I just started reading a book called Black and Brown in Los Angeles recently, and it touches on this subject. A little bit from the book below.
Fernandez, who is a member of the La Puente Blackwood gang and is now serving life in prison for murder, described his gang’s situation in the years before the Mafia meetings: “My gang was getting along with [blacks] real good.” But after the meetings, he said they “would like go hunting.” “We’d go shoot up the projects in West Covina where they lived. We’d just go out there and shoot as many as we could till the cops came.”
For some multigenerational gangs, Mexican Mafia orders to “clean the neighborhood” were unnecessary. The Avenues gangs in northeast Los Angeles had five members in the Eme, including one of the masterminds of taxation, Alex “Pee-Wee” Aguirre, who’d been made a member in state prison amid the Crip Wars of the 1980s. Generations of young men from the Avenues had been in and out of prison. “We didn’t need anybody to tell us what to do,” said Jesse Diaz, a Highland Park gang member. Diaz testified in court that his Avenue 43 clique watched as houses were razed and apartments erected during the late 1980s. Blacks moved in. Suddenly the neighborhood didn’t feel theirs, Diaz said. “We didn’t want them in the neighborhood making it look like South Central,” he testified.

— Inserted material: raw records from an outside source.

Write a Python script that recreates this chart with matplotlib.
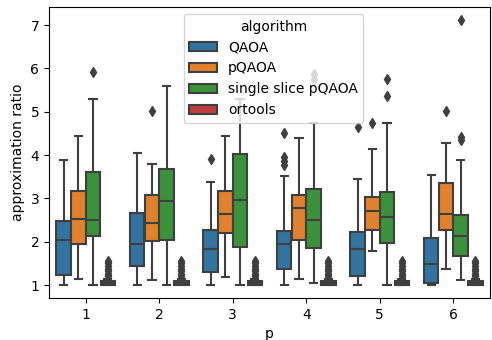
import matplotlib
matplotlib.use("Agg")
import matplotlib.pyplot as plt
from matplotlib.patches import Patch

# ---- data ----
p_values = [1, 2, 3, 4, 5, 6]
algorithms = ["QAOA", "pQAOA", "single slice pQAOA", "ortools"]

# per p: [whisker low, q1, median, q3, whisker high]
qaoa_stats = [
    [1.00, 1.22, 2.04, 2.48, 3.88],
    [1.00, 1.45, 1.95, 2.67, 4.05],
    [1.00, 1.30, 1.83, 2.28, 3.37],
    [1.00, 1.36, 1.95, 2.25, 3.52],
    [1.00, 1.20, 1.83, 2.22, 3.45],
    [1.00, 1.04, 1.48, 2.09, 3.54],
]
qaoa_fliers = [[], [], [3.92], [3.78, 3.86, 3.95, 4.52], [4.65], []]

pqaoa_stats = [
    [1.15, 1.94, 2.52, 3.17, 4.45],
    [1.12, 2.02, 2.44, 3.08, 3.80],
    [1.18, 2.19, 2.63, 3.17, 4.45],
    [1.15, 2.05, 2.78, 3.08, 4.39],
    [1.79, 2.28, 2.72, 3.04, 4.14],
    [1.36, 2.28, 2.65, 3.35, 4.27],
]
pqaoa_fliers = [[], [5.01], [], [], [4.73], [5.02]]

single_stats = [
    [1.00, 2.13, 2.50, 3.62, 5.29],
    [1.00, 2.05, 2.94, 3.67, 5.59],
    [1.00, 1.88, 2.96, 4.02, 5.30],
    [1.04, 1.85, 2.50, 3.22, 4.75],
    [1.00, 1.97, 2.56, 3.14, 4.75],
    [1.12, 1.66, 2.14, 2.62, 3.88],
]
single_fliers = [[5.91], [], [], [5.75, 5.88], [5.37, 5.75], [4.35, 4.41, 7.12]]

ortools_stats = [
    [1.00, 1.00, 1.04, 1.10, 1.15],
    [1.00, 1.00, 1.04, 1.10, 1.15],
    [1.00, 1.00, 1.04, 1.10, 1.15],
    [1.00, 1.00, 1.04, 1.10, 1.15],
    [1.00, 1.00, 1.04, 1.10, 1.15],
    [1.00, 1.00, 1.04, 1.10, 1.15],
]
ortools_fliers = [[1.20, 1.26, 1.32, 1.38, 1.44, 1.50, 1.56]] * 6

colors = ["#3274a1", "#e1812c", "#3a923a", "#c03d3e"]
edge = "#3f3f3f"

all_stats = [qaoa_stats, pqaoa_stats, single_stats, ortools_stats]
all_fliers = [qaoa_fliers, pqaoa_fliers, single_fliers, ortools_fliers]

fig = plt.figure(figsize=(4.92, 3.40), dpi=100)
ax = fig.add_axes([49 / 492, 1 - 298 / 340, 441 / 492, 291 / 340])

n_hue = len(algorithms)
each = 0.8 / n_hue
offsets = [(-0.4 + each / 2) + i * each for i in range(n_hue)]

for h, (stats, fliers) in enumerate(zip(all_stats, all_fliers)):
    bxp_stats = []
    for s, f in zip(stats, fliers):
        bxp_stats.append(dict(whislo=s[0], q1=s[1], med=s[2], q3=s[3],
                              whishi=s[4], fliers=f))
    positions = [i + offsets[h] for i in range(len(p_values))]
    ax.bxp(bxp_stats, positions=positions, widths=each * 0.98,
           patch_artist=True, showfliers=True, manage_ticks=False,
           boxprops=dict(facecolor=colors[h], edgecolor=edge, linewidth=1.5),
           medianprops=dict(color=edge, linewidth=1.5),
           whiskerprops=dict(color=edge, linewidth=1.5),
           capprops=dict(color=edge, linewidth=1.5),
           flierprops=dict(marker="d", markersize=5, markerfacecolor=edge,
                           markeredgecolor=edge, linestyle="none"))

ax.set_xlim(-0.5, len(p_values) - 0.5)
ax.set_ylim(0.70, 7.42)
ax.set_xticks(range(len(p_values)))
ax.set_xticklabels([str(p) for p in p_values])
ax.set_xlabel("p")
ax.set_ylabel("approximation ratio")

handles = [Patch(facecolor=c, edgecolor=edge, linewidth=1.5, label=a)
           for c, a in zip(colors, algorithms)]
ax.legend(handles=handles, title="algorithm", loc="upper center",
          bbox_to_anchor=(0.509, 1.0))

fig.savefig("out.png", dpi=100)
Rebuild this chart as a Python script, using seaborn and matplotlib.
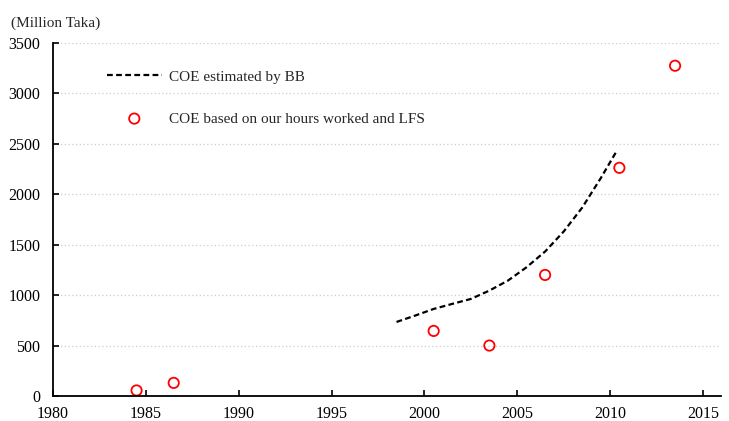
import matplotlib
matplotlib.use("Agg")
import matplotlib.pyplot as plt
import seaborn as sns
import pandas as pd

# COE estimated by BB (dashed line)
bb_years = [1998.5, 1999.5, 2000.5, 2001.5, 2002.5, 2003.5, 2004.5, 2005.5,
            2006.5, 2007.5, 2008.5, 2009.5, 2010.3]
bb_values = [734, 797, 863, 913, 962, 1045, 1144, 1276, 1432, 1630, 1868, 2160, 2411]

# COE based on our hours worked and LFS (open circles)
lfs_years = [1984.5, 1986.5, 2000.5, 2003.5, 2006.5, 2010.5, 2013.5]
lfs_values = [55, 130, 645, 500, 1200, 2262, 3274]

y_ticks = [0, 500, 1000, 1500, 2000, 2500, 3000, 3500]
x_ticks = [1980, 1985, 1990, 1995, 2000, 2005, 2010, 2015]

sns.set_style("ticks")
plt.rcParams['font.family'] = ['Liberation Serif', 'DejaVu Serif']

bb = pd.DataFrame({"year": bb_years, "coe": bb_values})
lfs = pd.DataFrame({"year": lfs_years, "coe": lfs_values})

fig = plt.figure(figsize=(7.29, 4.21), dpi=100)
ax = fig.add_axes([0.0727, 0.0594, 0.917, 0.8386])

sns.lineplot(data=bb, x="year", y="coe", ax=ax, color="black", linewidth=1.6,
             dashes=False, label="COE estimated by BB")
ax.lines[0].set_dashes([2.6, 1.5])
sns.scatterplot(data=lfs, x="year", y="coe", ax=ax, marker="o", s=55,
                facecolors="none", edgecolor="red", linewidth=1.3,
                label="COE based on our hours worked and LFS")

ax.set_xlim(1980, 2016)
ax.set_ylim(0, 3500)
ax.set_xticks(x_ticks)
ax.set_yticks(y_ticks)
ax.set_xlabel("")
ax.set_ylabel("")
ax.tick_params(direction="in", length=4, width=1.2, labelsize=11.5, colors="black")
ax.tick_params(axis="x", pad=7)
ax.tick_params(axis="y", pad=9)
ax.yaxis.grid(True, linestyle=(0, (1, 2)), color="#cccccc", linewidth=0.9)
ax.set_axisbelow(True)
for side in ["top", "right"]:
    ax.spines[side].set_visible(False)
for side in ["left", "bottom"]:
    ax.spines[side].set_linewidth(1.3)
    ax.spines[side].set_color("black")

leg = ax.legend(loc="upper left", bbox_to_anchor=(0.136, 0.852),
                bbox_transform=fig.transFigure, frameon=False,
                handlelength=3.6, handletextpad=0.45, labelspacing=1.85,
                fontsize=11, borderpad=0)

fig.text(0.015, 0.945, "(Million Taka)", fontsize=11, ha="left", va="center")

fig.savefig("out.png", dpi=100)
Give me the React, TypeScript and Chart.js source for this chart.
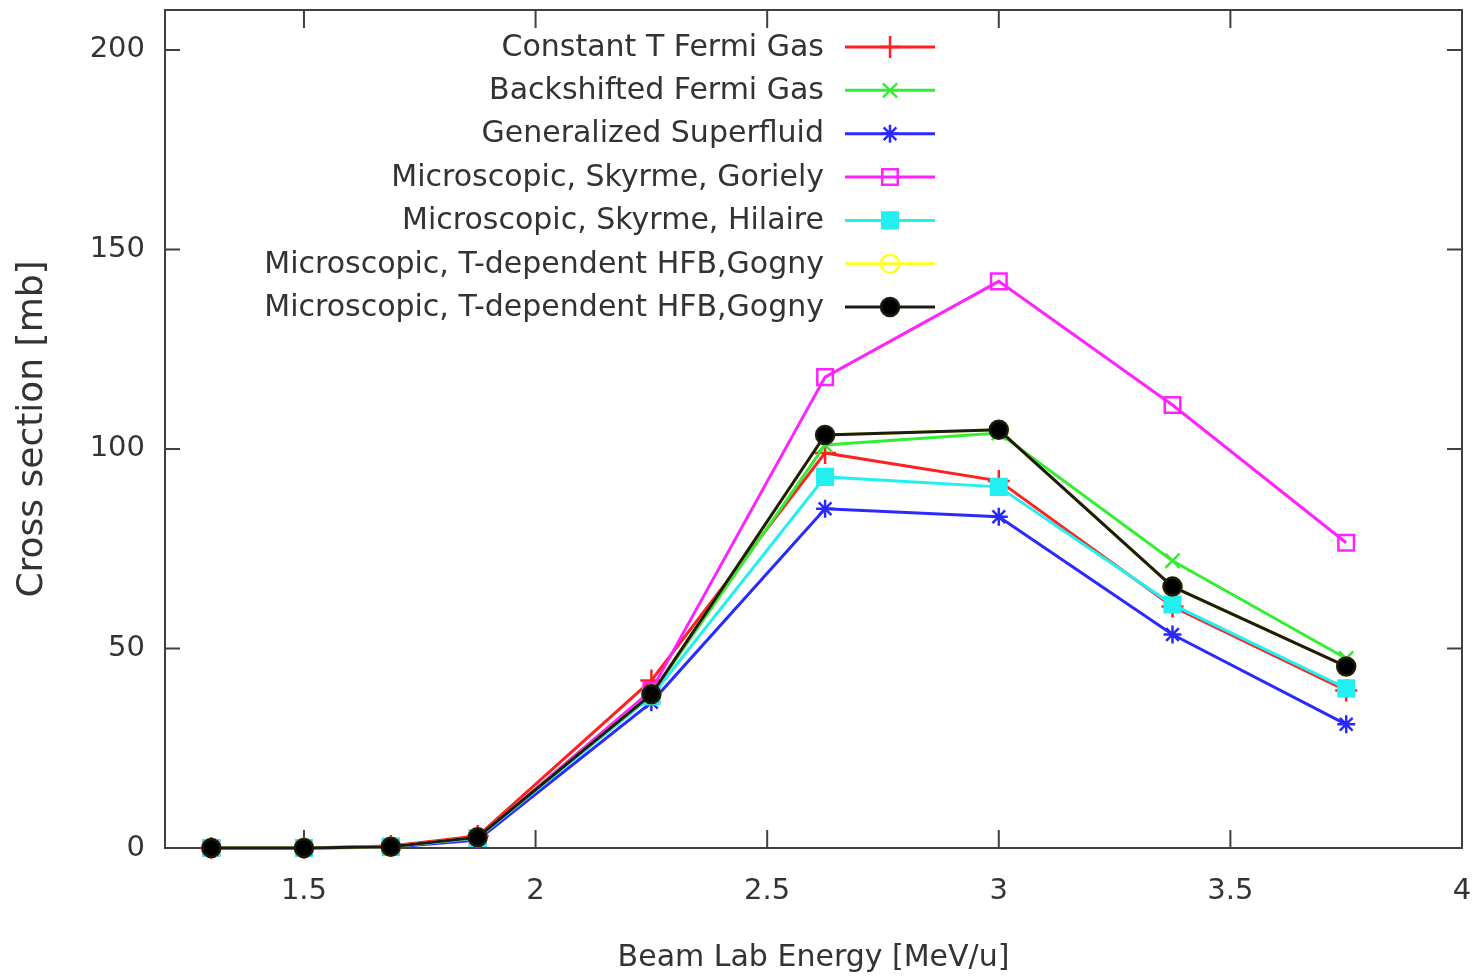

Avenues gang members spoke often about this state of affairs. They mounted campaigns of harassment that included insults, racist graffiti, and violence, Diaz said. “It was always, ‘Those fukking ******s are moving in,’” he said. “We got to go put work in—whatever it takes: beating them up, shooting them, killing them. I yelled racial slurs all the time, whenever I’d come across them.” Eventually, U.S. prosecutors convicted four members of the Avenue 43 street gang for conspiracy to deprive African Americans in Highland Park of their civil rights. This included the murders of two men—Kenneth Wilson and Christopher Bowser. Wilson was gunned down while parking his car on Fifty-Second Street late one night in August 1999. Bowser was shot to death in December 2000. The federal indictment alleged that the gang’s campaign included robberies, beatings and pistol whippings, racial slurs, and confrontations. Gang members drew an outline of a human body in front of one man’s home and released a German shepherd on him.
The Eme meetings were “like gasoline on the fire for us,” explained a member of the Azusa 13 gang who is now incarcerated but asked not to be identified, fearing for his family. He said he had attended the Legg Lake meeting run by Buelna and Shryock but reported that Azusa 13 was “already thinking that way before” the meeting, although he added, “The meetings just made us do it more. Other San Gabriel gangs picked up the racist activity after the meetings: Pomona 12th Street, Baldwin Park, El Monte Flores, Puente. El Monte Flores wouldn’t let nobody move in who was black.”